He was a difficult, complicated man. In some ways Granddaddy came straight from Central Casting as a pre-WWII Southern white man via Flannery O'Connor and William Faulkner. I don't remember him this way at all, but he knew what was best for himself and everyone around him, and didn't hesitate to express his very powerful will.
At the same time, he loved me with a fierce, iron love one degree removed from cruelty. When there came a time around 1970 that my father took sole custody of my sister and I, Granddaddy moved his bedridden wife to Washington and became the doer of laundry, the packer of lunches and the speaker to children. Looking back on this now, I find it beyond unimaginable. A man who'd been at the center of the unspoken, fully entitled cloud of white, male privilege all his life was packing my tights for my ballet class.

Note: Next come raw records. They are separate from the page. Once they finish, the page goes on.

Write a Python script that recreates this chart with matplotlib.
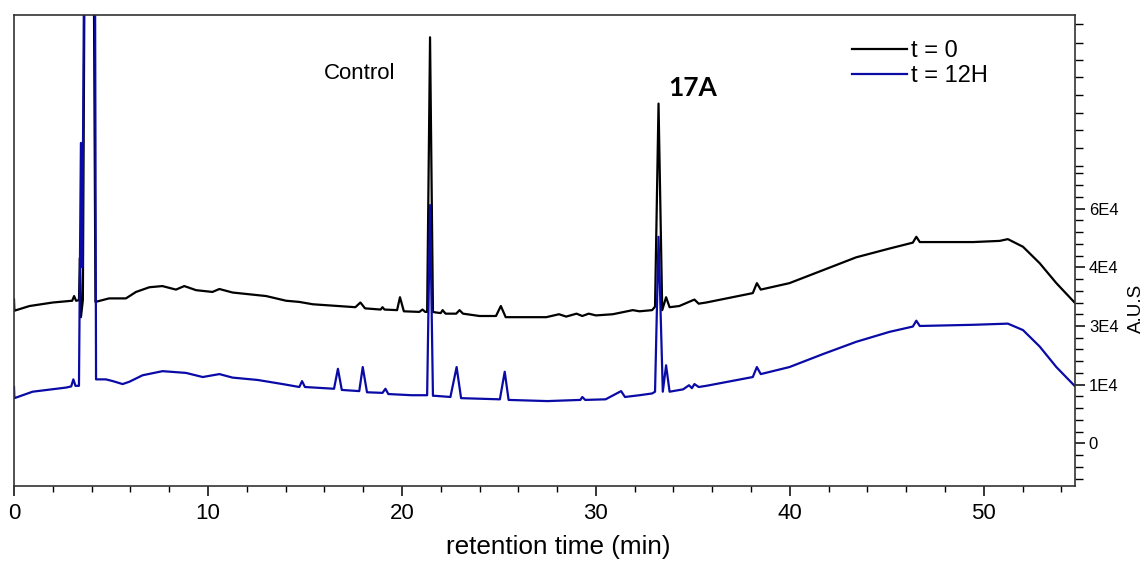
import matplotlib
matplotlib.use("Agg")
import matplotlib.pyplot as plt
from matplotlib.ticker import FixedLocator, FixedFormatter, MultipleLocator

plt.rcParams['font.family'] = ['Liberation Sans', 'DejaVu Sans']

# Chromatogram at t = 0 (retention time in min, detector signal)
t0_time = [0.0, 0.02, 0.8, 2.0, 3.0, 3.1, 3.2, 3.35, 3.4, 3.45, 3.55, 3.65, 4.1,
           4.2, 4.9, 5.77, 6.29, 6.98, 7.65, 8.35, 8.78, 9.39, 10.23, 10.59, 11.27,
           13.0, 14.03, 14.71, 15.4, 17.6, 17.86, 18.1, 18.9, 19.0, 19.1, 19.75,
           19.9, 20.1, 20.9, 21.06, 21.2, 21.3, 21.45, 21.6, 21.75, 22.0, 22.1,
           22.25, 22.8, 22.97, 23.15, 24.0, 24.85, 25.1, 25.35, 25.9, 27.44, 28.1,
           28.47, 29.0, 29.3, 29.63, 30.0, 30.87, 31.9, 32.25, 32.9, 33.05, 33.23,
           33.42, 33.62, 33.8, 34.3, 35.08, 35.3, 35.69, 38.09, 38.3, 38.5, 39.98,
           41.7, 43.42, 45.14, 46.34, 46.52, 46.7, 49.44, 50.82, 51.24, 52.02,
           52.88, 53.74, 54.68]
t0_signal = [2.45, 2.26, 2.34, 2.40, 2.43, 2.51, 2.43, 2.44, 3.16, 2.15, 2.44, 9.0, 9.0,
             2.41, 2.47, 2.47, 2.58, 2.66, 2.68, 2.62, 2.68, 2.61, 2.58, 2.63, 2.57,
             2.51, 2.43, 2.41, 2.37, 2.32, 2.40, 2.30, 2.28, 2.32, 2.28, 2.27,
             2.49, 2.25, 2.24, 2.28, 2.24, 2.24, 6.92, 2.24, 2.23, 2.22, 2.27,
             2.21, 2.21, 2.27, 2.21, 2.17, 2.17, 2.34, 2.15, 2.15, 2.15, 2.20,
             2.16, 2.21, 2.17, 2.21, 2.18, 2.20, 2.27, 2.25, 2.27, 2.33, 5.79,
             2.27, 2.49, 2.32, 2.34, 2.45, 2.38, 2.40, 2.56, 2.73, 2.62, 2.73,
             2.95, 3.17, 3.32, 3.42, 3.52, 3.43, 3.43, 3.45, 3.48, 3.35,
             3.07, 2.73, 2.40]

# Chromatogram after 12 h
t12_time = [0.0, 0.02, 0.96, 2.68, 2.95, 3.06, 3.17, 3.35, 3.45, 3.52, 3.63, 4.17,
            4.23, 4.74, 5.1, 5.6, 5.95, 6.63, 7.66, 8.87, 9.73, 10.59, 11.27, 12.56,
            13.85, 14.71, 14.85, 15.0, 16.5, 16.7, 16.9, 17.8, 17.98, 18.2, 19.0,
            19.15, 19.3, 20.5, 21.2, 21.3, 21.45, 21.6, 21.7, 22.5, 22.82, 23.05,
            25.05, 25.3, 25.5, 27.5, 29.2, 29.3, 29.45, 30.5, 31.3, 31.5, 32.25,
            32.9, 33.05, 33.23, 33.45, 33.62, 33.8, 34.5, 34.8, 34.95, 35.08, 35.3,
            35.69, 38.09, 38.3, 38.5, 39.98, 41.7, 43.42, 45.14, 46.34, 46.52, 46.7,
            49.44, 51.24, 52.02, 52.88, 53.74, 54.68]
t12_signal = [0.96, 0.77, 0.88, 0.95, 0.97, 1.09, 0.98, 0.98, 5.12, 3.0, 9.0, 9.0,
              1.09, 1.09, 1.06, 1.01, 1.05, 1.16, 1.23, 1.20, 1.13, 1.18, 1.12, 1.08,
              1.01, 0.96, 1.06, 0.96, 0.93, 1.27, 0.91, 0.89, 1.30, 0.87, 0.86,
              0.93, 0.84, 0.82, 0.82, 0.82, 4.06, 0.81, 0.81, 0.79, 1.30, 0.77,
              0.75, 1.22, 0.74, 0.72, 0.74, 0.79, 0.74, 0.75, 0.89, 0.79, 0.82,
              0.85, 0.88, 3.52, 0.88, 1.33, 0.88, 0.92, 0.99, 0.94, 1.01, 0.96,
              0.98, 1.13, 1.30, 1.18, 1.30, 1.52, 1.73, 1.90, 1.99, 2.09, 2.00,
              2.02, 2.04, 1.93, 1.65, 1.30, 0.98]

series_labels = ["t = 0", "t = 12H"]
series_colors = ["#000000", "#0a0aa6"]

ytick_pos = [0, 1, 2, 3, 4]
ytick_labels = ["0", "1E4", "3E4", "4E4", "6E4"]
yminor_pos = [-0.6, -0.4, -0.2, 0.2, 0.4, 0.6, 0.8, 1.2, 1.4, 1.6, 1.8,
              2.2, 2.4, 2.6, 2.8, 3.2, 3.4, 3.6, 3.8, 4.2, 4.4, 4.6,
              4.73, 5.04, 5.34, 5.63, 5.93, 6.24, 6.53, 6.83, 7.14]

fig = plt.figure(figsize=(11.47, 5.61), dpi=100)
ax = fig.add_axes([0.0122, 0.1337, 0.9250, 0.8396])

ax.plot(t0_time, t0_signal, color=series_colors[0], lw=1.6, label=series_labels[0])
ax.plot(t12_time, t12_signal, color=series_colors[1], lw=1.6, label=series_labels[1])

ax.set_xlim(0, 54.7)
ax.set_ylim(-0.727, 7.30)

ax.xaxis.set_major_locator(MultipleLocator(10))
ax.xaxis.set_minor_locator(MultipleLocator(2))
ax.tick_params(axis='x', which='major', direction='out', length=7, width=1.1,
               labelsize=16, top=False, pad=5)
ax.tick_params(axis='x', which='minor', direction='out', length=4, width=1.0, top=False)

ax.yaxis.tick_right()
ax.yaxis.set_major_locator(FixedLocator(ytick_pos))
ax.yaxis.set_major_formatter(FixedFormatter(ytick_labels))
ax.yaxis.set_minor_locator(FixedLocator(yminor_pos))
ax.tick_params(axis='y', which='major', direction='out', length=7, width=1.1,
               labelsize=12, left=False, right=True, pad=3)
ax.tick_params(axis='y', which='minor', direction='out', length=6, width=1.0,
               left=False, right=True)

for sp in ax.spines.values():
    sp.set_color('#333333')
    sp.set_linewidth(1.2)

ax.set_xlabel("retention time (min)", fontsize=18.8)
ax.xaxis.set_label_coords(0.513, -0.1295)
ax.xaxis.label.set_va('center')

ax.set_ylabel("A.U.S", fontsize=13.5)
ax.yaxis.set_label_position('right')
ax.yaxis.set_label_coords(1.0575, 0.378)
ax.yaxis.label.set_va('center')
ax.yaxis.label.set_ha('center')

ax.text(16.0, 6.30, "Control", fontsize=16, ha='left', va='center')
ax.text(33.74, 6.05, "17A", fontsize=19, fontweight='bold', ha='left', va='center',
        family=['Lato', 'DejaVu Sans'])

ax.legend(loc='upper left', bbox_to_anchor=(0.7895, 0.946), frameon=False,
          fontsize=17, handlelength=2.33, handletextpad=0.17, labelspacing=0.1,
          borderaxespad=0, borderpad=0)

fig.savefig("out.png", dpi=100)
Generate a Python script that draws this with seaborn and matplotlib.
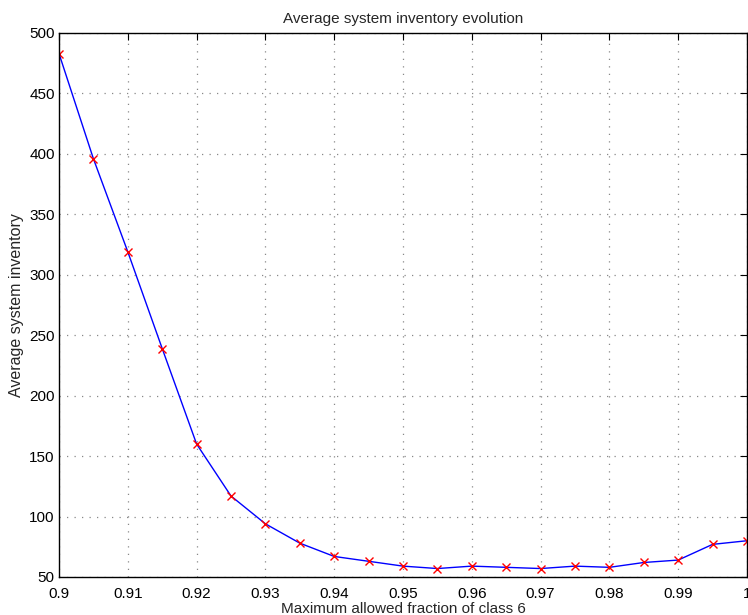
import numpy as np
import pandas as pd
import matplotlib
matplotlib.use("Agg")
import matplotlib.pyplot as plt
import seaborn as sns

# Maximum allowed fraction of class 6 and the resulting average inventory
fraction = [0.900, 0.905, 0.910, 0.915, 0.920, 0.925, 0.930, 0.935, 0.940,
            0.945, 0.950, 0.955, 0.960, 0.965, 0.970, 0.975, 0.980, 0.985,
            0.990, 0.995, 1.000]
inventory = [483, 396, 319, 239, 160, 117, 94, 78, 67,
             63, 59, 57, 59, 58, 57, 59, 58, 62,
             64, 77, 80]
x_ticks = [0.9, 0.91, 0.92, 0.93, 0.94, 0.95, 0.96, 0.97, 0.98, 0.99, 1.0]
x_tick_labels = ["0.9", "0.91", "0.92", "0.93", "0.94", "0.95", "0.96",
                 "0.97", "0.98", "0.99", "1"]
y_ticks = [50, 100, 150, 200, 250, 300, 350, 400, 450, 500]

df = pd.DataFrame({"fraction": fraction, "inventory": inventory})

sns.set_theme(style="white")
plt.rcParams["font.family"] = ["Liberation Sans", "DejaVu Sans"]

fig = plt.figure(figsize=(7.48, 6.15), dpi=100)
ax = fig.add_axes([59 / 748, 38 / 615, (747 - 59) / 748, (577 - 33) / 615])

sns.lineplot(data=df, x="fraction", y="inventory", ax=ax, color="#0000ff",
             linewidth=1.0, marker="x", markersize=6, markeredgecolor="#ff0000",
             markerfacecolor="#ff0000", markeredgewidth=1.0, errorbar=None)

ax.set_xlim(0.9, 1.0)
ax.set_ylim(50, 500)
ax.set_xticks(x_ticks)
ax.set_xticklabels(x_tick_labels)
ax.set_yticks(y_ticks)

ax.grid(True, linestyle=(0, (1, 5)), color="#888888", linewidth=0.9)
ax.tick_params(direction="in", length=5, width=0.8, colors="black",
               labelsize=11, top=True, right=True, pad=3)
ax.tick_params(axis="x", pad=7)
for side in ax.spines.values():
    side.set_visible(True)
    side.set_color("black")
    side.set_linewidth(1.0)

ax.set_title("Average system inventory evolution", fontsize=11, pad=7)
ax.set_xlabel("Maximum allowed fraction of class 6", fontsize=11, labelpad=1)
ax.set_ylabel("Average system inventory", fontsize=11.5, labelpad=4)

fig.savefig("out.png", dpi=100, facecolor="white")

My direct memories of him don't jibe very well with the stories I hear. I know I was something very special to him, and that the difficult face he presented to the world softened in my presence. There's a painting here at Nuevo Rancho Lake, done in those early years of my life by tillyjane, of he and I seen from behind walking hand in hand. I'm very small, in red overalls, pulling away from his straight-backed intensity. Some things never have changed, I guess.
We went to the cemetery to visit their graves, the_child, lasirenadolce and I. On the way I stopped at the store to buy flowers and a card, I began to cry without really knowing why. The cemetery was very hard. I left them lilies, and a note telling them I missed them and I loved them. the_child left them a note, too, though I don't know what she said.
I know they loved me. I don't think Grandmother and Granddaddy would have known what to make of me now, but I know they would have been proud of me. I just wish I'd thought to bring a book to leave them, so that my words might leach down through the soil and keep them company in their long years of silence.
Rest in peace, Grandmother and Granddaddy.